Data:
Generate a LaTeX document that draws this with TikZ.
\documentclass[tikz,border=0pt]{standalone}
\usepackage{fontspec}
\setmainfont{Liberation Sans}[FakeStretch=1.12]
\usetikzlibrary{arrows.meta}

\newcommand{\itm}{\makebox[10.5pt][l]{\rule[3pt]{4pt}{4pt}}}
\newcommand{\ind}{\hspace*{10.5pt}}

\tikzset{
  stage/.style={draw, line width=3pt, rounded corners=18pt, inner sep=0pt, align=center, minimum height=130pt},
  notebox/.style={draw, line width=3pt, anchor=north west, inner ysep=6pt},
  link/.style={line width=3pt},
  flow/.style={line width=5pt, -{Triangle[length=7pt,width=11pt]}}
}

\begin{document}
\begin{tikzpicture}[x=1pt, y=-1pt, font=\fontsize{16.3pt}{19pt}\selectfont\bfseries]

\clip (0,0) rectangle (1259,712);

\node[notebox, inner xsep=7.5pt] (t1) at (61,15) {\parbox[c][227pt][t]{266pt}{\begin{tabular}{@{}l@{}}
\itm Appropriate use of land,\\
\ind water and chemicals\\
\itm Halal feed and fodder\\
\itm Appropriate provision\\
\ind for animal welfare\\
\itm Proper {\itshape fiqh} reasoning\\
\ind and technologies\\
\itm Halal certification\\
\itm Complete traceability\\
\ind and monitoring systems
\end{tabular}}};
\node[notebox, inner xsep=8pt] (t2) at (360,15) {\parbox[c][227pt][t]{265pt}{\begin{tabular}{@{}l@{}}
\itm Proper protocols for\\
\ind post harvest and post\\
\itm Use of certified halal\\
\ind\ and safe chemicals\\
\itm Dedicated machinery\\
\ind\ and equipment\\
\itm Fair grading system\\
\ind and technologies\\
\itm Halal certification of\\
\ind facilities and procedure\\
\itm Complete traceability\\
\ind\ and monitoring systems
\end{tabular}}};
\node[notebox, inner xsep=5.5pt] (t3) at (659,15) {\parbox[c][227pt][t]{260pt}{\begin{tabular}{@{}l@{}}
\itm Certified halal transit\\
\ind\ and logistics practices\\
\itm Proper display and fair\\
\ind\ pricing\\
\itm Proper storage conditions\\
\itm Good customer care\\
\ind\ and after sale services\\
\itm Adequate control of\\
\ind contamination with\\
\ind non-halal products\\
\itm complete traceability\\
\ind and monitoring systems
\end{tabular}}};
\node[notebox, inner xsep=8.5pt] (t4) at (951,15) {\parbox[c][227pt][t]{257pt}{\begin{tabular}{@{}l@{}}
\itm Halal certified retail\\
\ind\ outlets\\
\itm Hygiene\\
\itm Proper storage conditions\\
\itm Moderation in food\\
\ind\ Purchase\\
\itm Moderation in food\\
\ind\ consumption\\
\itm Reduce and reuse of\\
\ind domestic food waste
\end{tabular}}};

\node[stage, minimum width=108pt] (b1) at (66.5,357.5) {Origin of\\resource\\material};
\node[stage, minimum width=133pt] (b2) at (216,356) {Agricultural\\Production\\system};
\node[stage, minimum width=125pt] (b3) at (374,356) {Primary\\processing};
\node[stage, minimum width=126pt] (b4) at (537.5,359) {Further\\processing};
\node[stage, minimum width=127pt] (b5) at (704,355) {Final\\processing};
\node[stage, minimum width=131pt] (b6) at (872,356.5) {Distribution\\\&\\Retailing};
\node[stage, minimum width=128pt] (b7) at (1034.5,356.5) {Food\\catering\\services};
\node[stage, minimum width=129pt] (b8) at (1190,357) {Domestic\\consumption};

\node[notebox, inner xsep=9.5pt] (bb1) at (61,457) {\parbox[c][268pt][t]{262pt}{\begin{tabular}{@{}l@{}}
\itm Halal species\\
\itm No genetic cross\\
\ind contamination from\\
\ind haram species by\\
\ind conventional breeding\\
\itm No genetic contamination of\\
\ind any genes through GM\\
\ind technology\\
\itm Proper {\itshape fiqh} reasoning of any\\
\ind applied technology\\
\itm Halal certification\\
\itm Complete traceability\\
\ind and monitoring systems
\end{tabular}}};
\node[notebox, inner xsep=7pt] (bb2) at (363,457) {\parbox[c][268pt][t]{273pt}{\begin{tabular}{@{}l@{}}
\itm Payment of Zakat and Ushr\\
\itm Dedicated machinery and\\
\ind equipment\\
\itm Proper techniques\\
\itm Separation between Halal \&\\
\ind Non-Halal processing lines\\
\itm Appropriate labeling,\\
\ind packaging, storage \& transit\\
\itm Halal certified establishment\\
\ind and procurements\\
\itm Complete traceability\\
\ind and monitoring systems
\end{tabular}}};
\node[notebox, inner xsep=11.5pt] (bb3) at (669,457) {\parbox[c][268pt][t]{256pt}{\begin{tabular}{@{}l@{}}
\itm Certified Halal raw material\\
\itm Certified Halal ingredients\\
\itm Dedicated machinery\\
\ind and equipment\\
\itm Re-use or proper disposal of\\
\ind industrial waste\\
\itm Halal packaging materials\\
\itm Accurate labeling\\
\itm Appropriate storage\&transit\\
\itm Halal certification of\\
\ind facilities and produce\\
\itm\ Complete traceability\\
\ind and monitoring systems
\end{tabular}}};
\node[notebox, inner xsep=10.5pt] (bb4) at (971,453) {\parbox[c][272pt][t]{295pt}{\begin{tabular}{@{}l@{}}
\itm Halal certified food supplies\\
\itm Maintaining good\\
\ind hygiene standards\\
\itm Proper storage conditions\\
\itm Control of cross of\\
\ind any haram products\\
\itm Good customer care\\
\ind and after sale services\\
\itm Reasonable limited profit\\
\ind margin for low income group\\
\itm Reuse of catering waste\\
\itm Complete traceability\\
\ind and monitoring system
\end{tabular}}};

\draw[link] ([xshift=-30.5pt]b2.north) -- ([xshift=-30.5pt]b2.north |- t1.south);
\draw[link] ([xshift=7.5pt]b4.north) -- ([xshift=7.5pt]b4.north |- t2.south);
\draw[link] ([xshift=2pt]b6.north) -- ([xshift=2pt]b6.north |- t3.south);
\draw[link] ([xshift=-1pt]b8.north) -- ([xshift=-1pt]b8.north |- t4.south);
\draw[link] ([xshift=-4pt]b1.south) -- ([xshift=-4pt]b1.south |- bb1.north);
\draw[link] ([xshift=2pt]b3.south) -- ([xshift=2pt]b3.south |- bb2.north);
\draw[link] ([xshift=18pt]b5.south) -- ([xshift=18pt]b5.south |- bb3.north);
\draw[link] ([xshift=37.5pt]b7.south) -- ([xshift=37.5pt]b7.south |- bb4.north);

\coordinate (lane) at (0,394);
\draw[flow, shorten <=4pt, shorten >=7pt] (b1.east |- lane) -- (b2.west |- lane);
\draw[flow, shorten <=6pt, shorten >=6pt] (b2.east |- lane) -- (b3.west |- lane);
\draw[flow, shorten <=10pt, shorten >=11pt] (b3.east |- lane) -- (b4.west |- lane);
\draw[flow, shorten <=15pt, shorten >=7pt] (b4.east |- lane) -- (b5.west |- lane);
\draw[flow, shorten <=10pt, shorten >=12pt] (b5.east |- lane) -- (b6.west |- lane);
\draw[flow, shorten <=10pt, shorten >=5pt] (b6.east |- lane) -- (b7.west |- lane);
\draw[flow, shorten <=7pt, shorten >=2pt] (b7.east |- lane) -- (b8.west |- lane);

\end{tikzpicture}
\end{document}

Given exercise:
Repeat the material above in full, exactly as it stands.

Full output:
Generate a LaTeX document that draws this with TikZ.
\documentclass[tikz,border=0pt]{standalone}
\usepackage{fontspec}
\setmainfont{Liberation Sans}[FakeStretch=1.12]
\usetikzlibrary{arrows.meta}

\newcommand{\itm}{\makebox[10.5pt][l]{\rule[3pt]{4pt}{4pt}}}
\newcommand{\ind}{\hspace*{10.5pt}}

\tikzset{
  stage/.style={draw, line width=3pt, rounded corners=18pt, inner sep=0pt, align=center, minimum height=130pt},
  notebox/.style={draw, line width=3pt, anchor=north west, inner ysep=6pt},
  link/.style={line width=3pt},
  flow/.style={line width=5pt, -{Triangle[length=7pt,width=11pt]}}
}

\begin{document}
\begin{tikzpicture}[x=1pt, y=-1pt, font=\fontsize{16.3pt}{19pt}\selectfont\bfseries]

\clip (0,0) rectangle (1259,712);

\node[notebox, inner xsep=7.5pt] (t1) at (61,15) {\parbox[c][227pt][t]{266pt}{\begin{tabular}{@{}l@{}}
\itm Appropriate use of land,\\
\ind water and chemicals\\
\itm Halal feed and fodder\\
\itm Appropriate provision\\
\ind for animal welfare\\
\itm Proper {\itshape fiqh} reasoning\\
\ind and technologies\\
\itm Halal certification\\
\itm Complete traceability\\
\ind and monitoring systems
\end{tabular}}};
\node[notebox, inner xsep=8pt] (t2) at (360,15) {\parbox[c][227pt][t]{265pt}{\begin{tabular}{@{}l@{}}
\itm Proper protocols for\\
\ind post harvest and post\\
\itm Use of certified halal\\
\ind\ and safe chemicals\\
\itm Dedicated machinery\\
\ind\ and equipment\\
\itm Fair grading system\\
\ind and technologies\\
\itm Halal certification of\\
\ind facilities and procedure\\
\itm Complete traceability\\
\ind\ and monitoring systems
\end{tabular}}};
\node[notebox, inner xsep=5.5pt] (t3) at (659,15) {\parbox[c][227pt][t]{260pt}{\begin{tabular}{@{}l@{}}
\itm Certified halal transit\\
\ind\ and logistics practices\\
\itm Proper display and fair\\
\ind\ pricing\\
\itm Proper storage conditions\\
\itm Good customer care\\
\ind\ and after sale services\\
\itm Adequate control of\\
\ind contamination with\\
\ind non-halal products\\
\itm complete traceability\\
\ind and monitoring systems
\end{tabular}}};
\node[notebox, inner xsep=8.5pt] (t4) at (951,15) {\parbox[c][227pt][t]{257pt}{\begin{tabular}{@{}l@{}}
\itm Halal certified retail\\
\ind\ outlets\\
\itm Hygiene\\
\itm Proper storage conditions\\
\itm Moderation in food\\
\ind\ Purchase\\
\itm Moderation in food\\
\ind\ consumption\\
\itm Reduce and reuse of\\
\ind domestic food waste
\end{tabular}}};

\node[stage, minimum width=108pt] (b1) at (66.5,357.5) {Origin of\\resource\\material};
\node[stage, minimum width=133pt] (b2) at (216,356) {Agricultural\\Production\\system};
\node[stage, minimum width=125pt] (b3) at (374,356) {Primary\\processing};
\node[stage, minimum width=126pt] (b4) at (537.5,359) {Further\\processing};
\node[stage, minimum width=127pt] (b5) at (704,355) {Final\\processing};
\node[stage, minimum width=131pt] (b6) at (872,356.5) {Distribution\\\&\\Retailing};
\node[stage, minimum width=128pt] (b7) at (1034.5,356.5) {Food\\catering\\services};
\node[stage, minimum width=129pt] (b8) at (1190,357) {Domestic\\consumption};

\node[notebox, inner xsep=9.5pt] (bb1) at (61,457) {\parbox[c][268pt][t]{262pt}{\begin{tabular}{@{}l@{}}
\itm Halal species\\
\itm No genetic cross\\
\ind contamination from\\
\ind haram species by\\
\ind conventional breeding\\
\itm No genetic contamination of\\
\ind any genes through GM\\
\ind technology\\
\itm Proper {\itshape fiqh} reasoning of any\\
\ind applied technology\\
\itm Halal certification\\
\itm Complete traceability\\
\ind and monitoring systems
\end{tabular}}};
\node[notebox, inner xsep=7pt] (bb2) at (363,457) {\parbox[c][268pt][t]{273pt}{\begin{tabular}{@{}l@{}}
\itm Payment of Zakat and Ushr\\
\itm Dedicated machinery and\\
\ind equipment\\
\itm Proper techniques\\
\itm Separation between Halal \&\\
\ind Non-Halal processing lines\\
\itm Appropriate labeling,\\
\ind packaging, storage \& transit\\
\itm Halal certified establishment\\
\ind and procurements\\
\itm Complete traceability\\
\ind and monitoring systems
\end{tabular}}};
\node[notebox, inner xsep=11.5pt] (bb3) at (669,457) {\parbox[c][268pt][t]{256pt}{\begin{tabular}{@{}l@{}}
\itm Certified Halal raw material\\
\itm Certified Halal ingredients\\
\itm Dedicated machinery\\
\ind and equipment\\
\itm Re-use or proper disposal of\\
\ind industrial waste\\
\itm Halal packaging materials\\
\itm Accurate labeling\\
\itm Appropriate storage\&transit\\
\itm Halal certification of\\
\ind facilities and produce\\
\itm\ Complete traceability\\
\ind and monitoring systems
\end{tabular}}};
\node[notebox, inner xsep=10.5pt] (bb4) at (971,453) {\parbox[c][272pt][t]{295pt}{\begin{tabular}{@{}l@{}}
\itm Halal certified food supplies\\
\itm Maintaining good\\
\ind hygiene standards\\
\itm Proper storage conditions\\
\itm Control of cross of\\
\ind any haram products\\
\itm Good customer care\\
\ind and after sale services\\
\itm Reasonable limited profit\\
\ind margin for low income group\\
\itm Reuse of catering waste\\
\itm Complete traceability\\
\ind and monitoring system
\end{tabular}}};

\draw[link] ([xshift=-30.5pt]b2.north) -- ([xshift=-30.5pt]b2.north |- t1.south);
\draw[link] ([xshift=7.5pt]b4.north) -- ([xshift=7.5pt]b4.north |- t2.south);
\draw[link] ([xshift=2pt]b6.north) -- ([xshift=2pt]b6.north |- t3.south);
\draw[link] ([xshift=-1pt]b8.north) -- ([xshift=-1pt]b8.north |- t4.south);
\draw[link] ([xshift=-4pt]b1.south) -- ([xshift=-4pt]b1.south |- bb1.north);
\draw[link] ([xshift=2pt]b3.south) -- ([xshift=2pt]b3.south |- bb2.north);
\draw[link] ([xshift=18pt]b5.south) -- ([xshift=18pt]b5.south |- bb3.north);
\draw[link] ([xshift=37.5pt]b7.south) -- ([xshift=37.5pt]b7.south |- bb4.north);

\coordinate (lane) at (0,394);
\draw[flow, shorten <=4pt, shorten >=7pt] (b1.east |- lane) -- (b2.west |- lane);
\draw[flow, shorten <=6pt, shorten >=6pt] (b2.east |- lane) -- (b3.west |- lane);
\draw[flow, shorten <=10pt, shorten >=11pt] (b3.east |- lane) -- (b4.west |- lane);
\draw[flow, shorten <=15pt, shorten >=7pt] (b4.east |- lane) -- (b5.west |- lane);
\draw[flow, shorten <=10pt, shorten >=12pt] (b5.east |- lane) -- (b6.west |- lane);
\draw[flow, shorten <=10pt, shorten >=5pt] (b6.east |- lane) -- (b7.west |- lane);
\draw[flow, shorten <=7pt, shorten >=2pt] (b7.east |- lane) -- (b8.west |- lane);

\end{tikzpicture}
\end{document}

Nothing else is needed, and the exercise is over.